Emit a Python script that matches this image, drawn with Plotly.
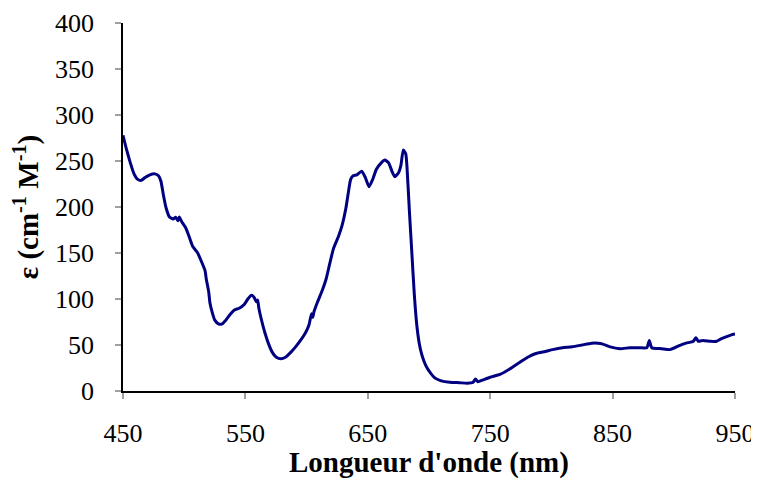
import plotly.graph_objects as go

wavelength = [450, 453, 456, 459, 462, 465, 468, 472, 476, 479, 481, 483, 485, 488, 491, 493, 495, 496, 498,
              501, 504, 507, 511, 514, 517, 518, 520, 521, 523, 525, 528, 531, 534, 538, 541, 545, 549, 552,
              555, 557, 559, 560, 561, 563, 566, 569, 572, 575, 579, 583, 587, 591, 595, 599, 602, 604, 605,
              606, 609, 613, 616, 619, 622, 626, 629, 632, 634, 636, 638, 641, 645, 648, 651, 654, 657, 661,
              664, 667, 670, 672, 675, 677, 679, 681, 682, 684, 686, 688, 690, 692, 694, 696, 698, 701, 705,
              710, 717, 725, 731, 736, 738, 740, 744, 750, 758, 766, 774, 781, 788, 795, 801, 809, 817, 825,
              833, 838, 842, 848, 856, 864, 872, 878, 880, 882, 890, 897, 904, 910, 916, 918, 920, 924, 930,
              935, 939, 943, 947, 950]
epsilon = [278, 262, 248, 236, 230, 229, 232, 235, 236, 234, 228, 213, 200, 189, 187, 189, 185, 189, 184,
           178, 168, 157, 150, 141, 131, 122, 108, 96, 85, 77, 73, 73, 77, 84, 88, 90, 94, 100,
           104, 102, 97, 99, 90, 78, 63, 51, 42, 37, 35, 37, 42, 48, 55, 63, 72, 84, 80,
           86, 97, 110, 122, 139, 155, 168, 180, 198, 215, 230, 234, 235, 239, 232, 222, 230, 241, 248,
           251, 248, 238, 233, 237, 245, 262, 258, 244, 195, 150, 105, 72, 52, 40, 32, 26, 20, 14,
           11, 9.5, 9, 8.5, 9.5, 13, 10, 12, 15, 18, 24, 31, 37, 41, 43, 45, 47, 48, 50,
           52, 52, 51, 48, 46, 47, 47, 47, 55, 47, 46, 45, 49, 52, 54, 58, 54, 55, 54,
           54, 57, 59, 61, 62]

x_ticks = [450, 550, 650, 750, 850, 950]
y_ticks = [0, 50, 100, 150, 200, 250, 300, 350, 400]

fig = go.Figure()
fig.add_trace(go.Scatter(x=wavelength, y=epsilon, mode="lines",
                         line=dict(color="#000080", width=3, shape="spline", smoothing=0.5)))

serif = "Liberation Serif, Times New Roman, serif"
police_ticks = dict(family=serif, size=26, color="black")
police_titre = dict(family=serif, size=29, color="black")

fig.update_layout(
    width=751, height=475,
    margin=dict(l=115, r=24, t=15, b=92),
    paper_bgcolor="white", plot_bgcolor="white",
    showlegend=False,
    font=police_ticks,
    xaxis=dict(range=[450, 950], tickvals=x_ticks, showgrid=False, zeroline=False,
               showline=True, linecolor="black", linewidth=1.5, automargin=False,
               ticks="outside", ticklen=6, tickcolor="#a0a0a0", tickwidth=1.5,
               ticklabelstandoff=12, tickfont=police_ticks),
    yaxis=dict(range=[0, 400], tickvals=y_ticks, showgrid=False, zeroline=False,
               showline=True, linecolor="black", linewidth=1.5, automargin=False,
               ticks="outside", ticklen=6, tickcolor="#a0a0a0", tickwidth=1.5,
               ticklabelstandoff=16, tickfont=police_ticks,
               title=dict(text="<b>ε (cm<sup>-1</sup> M<sup>-1</sup>)</b>", font=police_titre, standoff=18)),
)

fig.add_annotation(text="<b>Longueur d'onde (nm)</b>", xref="paper", yref="paper", x=0.5, y=0,
                   xanchor="center", yanchor="middle", yshift=-71, showarrow=False, font=police_titre)

fig.write_html("out.html")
= = = =
### Given instruction
Repeat only what lies between the start of the data and the end of the line containing "import plotly.graph_objects as go", exactly, with pictures left out.

### Solution to this problem
Emit a Python script that matches this image, drawn with Plotly.
import plotly.graph_objects as go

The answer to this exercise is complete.